OfflineHttpAndKinesis/utility/runOfflineStreamHandlers.js (github)
const AWS = require('aws-sdk');
const run = require('@rabblerouser/local-kinesis-lambda-runner');
const envFromYaml = require('./envFromYaml');
envFromYaml.config('./config/env.yml','offline');
const kinesis = new AWS.Kinesis({
endpoint: `${process.env.KINESIS_HOST}:${process.env.KINESIS_PORT}`,
region: process.env.KINESIS_REGION,
apiVersion: '2013-12-02',
sslEnabled: false
});
const functions = [
{ funName: 'EventProcessor', handlerPath: '../functions/eventsStream', handlerName: 'handler', kinesisStreamName: process.env.KINESIS_STREAM_NAME_EVENTS }
];
initialize(functions);
// ... more code ...
The key part of this file to edit is the names in the array of functions. funName
is a human-readable name you will see in the console output, handlerPath
is the relative path to the file the handler is in, handlerName
is the module. Everything else is read from the environment variables that are pulled in from the env.yml file and you can add as few or as many entries to the functions array as you like. This file also invalidates the require() cache while it’s running, so you can make changes to functions and fire new events and the new code will be picked up immediately without restarting anything.

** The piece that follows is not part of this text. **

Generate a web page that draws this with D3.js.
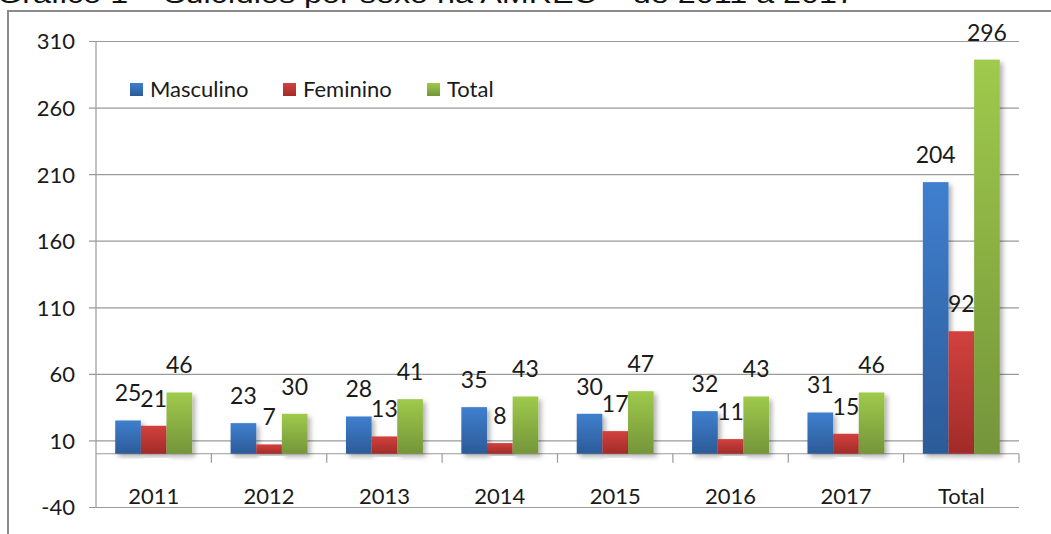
<!DOCTYPE html>
<html>
<head>
  <meta charset="UTF-8">
  <title>Suicídios por sexo na AMREC</title>
  <script src="https://cdn.jsdelivr.net/npm/d3@7"></script>
  <style>
    body { margin: 0; background: #fff; }
    text { font-family: Lato, "Open Sans", sans-serif; fill: #1a1a1a; }
  </style>
</head>
<body>
<svg width="1051" height="534"></svg>
<script>
var categories = ["2011", "2012", "2013", "2014", "2015", "2016", "2017", "Total"];
var seriesNames = ["Masculino", "Feminino", "Total"];
var masculino = [25, 23, 28, 35, 30, 32, 31, 204];
var feminino = [21, 7, 13, 8, 17, 11, 15, 92];
var total = [46, 30, 41, 43, 47, 43, 46, 296];
var yTicks = [-40, 10, 60, 110, 160, 210, 260, 310];

var colors = {
  Masculino: ["#3f7fcf", "#2c5b98"],
  Feminino: ["#d2413e", "#a12b29"],
  Total: ["#9fca4b", "#74953a"]
};

var svg = d3.select("svg");
var plotLeft = 96, plotRight = 1019, plotTop = 41, plotBottom = 507;

var y = d3.scaleLinear().domain([-40, 310]).range([plotBottom, plotTop]);
var x0 = d3.scaleBand().domain(categories).range([plotLeft, plotRight]);
var bw = x0.bandwidth();
var x1 = d3.scaleBand().domain(seriesNames).range([bw / 6, bw * 5 / 6]);

// title (cut off at the top in the source image)
svg.append("text")
  .attr("x", -3).attr("y", 3)
  .attr("textLength", 858)
  .attr("lengthAdjust", "spacingAndGlyphs")
  .style("font-family", "Liberation Sans, Arial, sans-serif")
  .style("font-size", "26px")
  .style("fill", "#111")
  .text("Gráfico 1 – Suicídios por sexo na AMREC – de 2011 a 2017");

// frame
svg.append("path")
  .attr("d", "M8,534 L8,11 L1051,11")
  .attr("fill", "none")
  .attr("stroke", "#8a8a8a")
  .attr("stroke-width", 2);

var defs = svg.append("defs");
seriesNames.forEach(function(s, i) {
  var g = defs.append("linearGradient")
    .attr("id", "grad" + i)
    .attr("x1", 0).attr("y1", 0).attr("x2", 0).attr("y2", 1);
  g.append("stop").attr("offset", "0%").attr("stop-color", colors[s][0]);
  g.append("stop").attr("offset", "100%").attr("stop-color", colors[s][1]);
});
defs.append("filter").attr("id", "shadow")
  .attr("x", "-20%").attr("y", "-5%").attr("width", "160%").attr("height", "120%")
  .append("feDropShadow")
  .attr("dx", 3).attr("dy", 3).attr("stdDeviation", 2.5)
  .attr("flood-color", "#000").attr("flood-opacity", 0.3);

// gridlines + y axis
var yAxis = d3.axisLeft(y)
  .tickValues(yTicks)
  .tickFormat(function(d) { return String(d); })
  .tickSize(-(plotRight - plotLeft) - 7)
  .tickPadding(14);
var gy = svg.append("g").attr("transform", "translate(" + (plotLeft - 7) + ",0)").call(yAxis);
gy.select(".domain").remove();
gy.selectAll(".tick line").attr("stroke", "#9a9a9a").attr("stroke-width", 1.2);
gy.selectAll(".tick text")
  .attr("x", -14).attr("dy", "0.36em")
  .style("font-size", "22px").style("font-family", "Lato, sans-serif").attr("fill", "#1a1a1a");

svg.append("line")
  .attr("x1", plotLeft).attr("x2", plotLeft).attr("y1", plotTop).attr("y2", plotBottom)
  .attr("stroke", "#9a9a9a").attr("stroke-width", 1.2);

// category axis at zero
svg.append("line")
  .attr("x1", plotLeft).attr("x2", plotRight).attr("y1", y(0)).attr("y2", y(0))
  .attr("stroke", "#9a9a9a").attr("stroke-width", 1.2);
svg.selectAll(".cattick")
  .data(categories.slice(1).concat(["end"]))
  .enter().append("line")
  .attr("x1", function(d) { return d === "end" ? plotRight : x0(d); })
  .attr("x2", function(d) { return d === "end" ? plotRight : x0(d); })
  .attr("y1", y(0)).attr("y2", y(0) + 9)
  .attr("stroke", "#9a9a9a").attr("stroke-width", 1.2);

svg.selectAll(".catlabel")
  .data(categories)
  .enter().append("text")
  .attr("x", function(d) { return x0(d) + bw / 2; })
  .attr("y", 504)
  .attr("text-anchor", "middle")
  .style("font-size", "22px")
  .text(function(d) { return d; });

// bars
var data = [masculino, feminino, total];
var groups = svg.selectAll(".cat")
  .data(categories)
  .enter().append("g")
  .attr("transform", function(d) { return "translate(" + x0(d) + ",0)"; });

seriesNames.forEach(function(s, si) {
  groups.append("rect")
    .attr("x", function(d) { return x1(s); })
    .attr("width", x1.bandwidth())
    .attr("y", function(d, i) { return y(data[si][i]); })
    .attr("height", function(d, i) { return y(0) - y(data[si][i]); })
    .attr("fill", "url(#grad" + si + ")")
    .attr("filter", "url(#shadow)");
});

seriesNames.forEach(function(s, si) {
  groups.append("text")
    .attr("x", function(d) { return x1(s) + x1.bandwidth() / 2; })
    .attr("y", function(d, i) { return y(data[si][i]) - 19; })
    .attr("text-anchor", "middle")
    .style("font-size", "23px")
    .text(function(d, i) { return data[si][i]; });
});

// legend
var legendX = [130, 283, 427];
var legend = svg.selectAll(".legend")
  .data(seriesNames)
  .enter().append("g")
  .attr("transform", function(d, i) { return "translate(" + legendX[i] + ",83)"; });
legend.append("rect")
  .attr("width", 13).attr("height", 13)
  .attr("fill", function(d, i) { return "url(#grad" + i + ")"; });
legend.append("text")
  .attr("x", 20).attr("y", 14)
  .style("font-size", "22px")
  .text(function(d) { return d; });
</script>
</body>
</html>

We have one more step before we can bring it all together: publishing events.
Publishing Events to Kinesis
We have all the pieces we need to publish events, an HTTP function, the AWS SDK, shared environment variables to identify the streams, so let’s connect all the dots.
Updating the function to publish the events looks like this:
OfflineHttpAndKinesis/functions/eventsHttp.js (github)
'use strict';
var AWS = require('aws-sdk');
const kinesis = new AWS.Kinesis({
endpoint: `${process.env.KINESIS_HOST}:${process.env.KINESIS_PORT}`,
region: process.env.KINESIS_REGION,
apiVersion: '2013-12-02',
sslEnabled: false
});
module.exports.handler = (event, context, callback) => {
console.log("You POSTed an event!");
var putReq = kinesis.putRecord({
Data: JSON.stringify(event.body),
PartitionKey: '0',
StreamName: process.env.KINESIS_STREAM_NAME_EVENTS
}, function (err, data) {
if (err) {
callback(err, { statusCode: 500, body: "Error writing to kinesis" } );
}
else {
callback(null, { statusCode: 200, body: "Ok" } );
}
});
};
Here we’re initializing the Kinesis connection, then inside the HTTP handler we use putRecord
to publish the POSTed event to our Kinesis stream.
The first thing to note is that we initialize the kinesis object outside the function call in both functions. AWS will re-use functions if a lot of events are coming in, so this ensures we don’t lose time on every single call recreating that necessary resource.
The second to note is that I’ve hard-coded the PartitionKey. Kinesalite only handles a single partition, but for a real system you would want to replace this with some logic to calculate a PartitionKey, depending on whether you wanted events to consistently be placed in the same partition (maybe all events for a client are always on the same partition) or opt for something more random to level-load the partitions. Lambda will run a single function at a time against each partition, preserving the order of whatever processing you’re doing (only to the partition, though, not the whole stream).
So, we have a Kinesis emulator, a script to bootstrap the stream, an Http endpoint that pushes an event to kinesis, a function that consumes those events, and a script to run the kinesis function as if it were running under serverless. Time to put it all together!
Let’s Go!
Instead of firing up 4 consoles and running things in the perfect order, we’ll use concurrently
to create a single npm task that will make our lives much easier (and more colorful). Here is the npm task:
OfflineHttpAndKinesis/package.json (github)
"scripts": {
"offline": "concurrently --names \"KNSL,BOOT,HTTP,STRM\" -c \"bgGreen.bold,bgGreen.bold,bgBlue.bold,bgMagenta.bold\" --kill-others-on-fail \"kinesalite\" \"node utility/bootstrap.js\" \"serverless offline start --stage offline\" \"node utility/runOfflineStreamHandlers.js\""
},
This sets up 4 names to show on console output, each with a different color, and each with a different command. We’re going to run kinesalite, the bootstrap, serverless offline, and the offline handler script. If we Ctrl+C, it will force a failure and exit them all.
To start, we just need to type npm run offline
.
Initial output:
I’ve been ignoring the initial error that gets kicked out by the stream handler script, it doesn’t cause any issues at this time. (It’s adding to the ‘maybe I’ll write a plugin’ balance, though).
And after running the curl command to add an event:
So we have two pretty simple bits of code and we’re consuming events (with the first 1,000,000 runs/month being free). There were some complicated bits, but that was all for offline emulation.
Hopefully this was helpful, next up I’ll dive into the project that sparked this work and also adds in some DynamoDB and running an entire Express instance in a single HTTP Function (not recommend, by the way).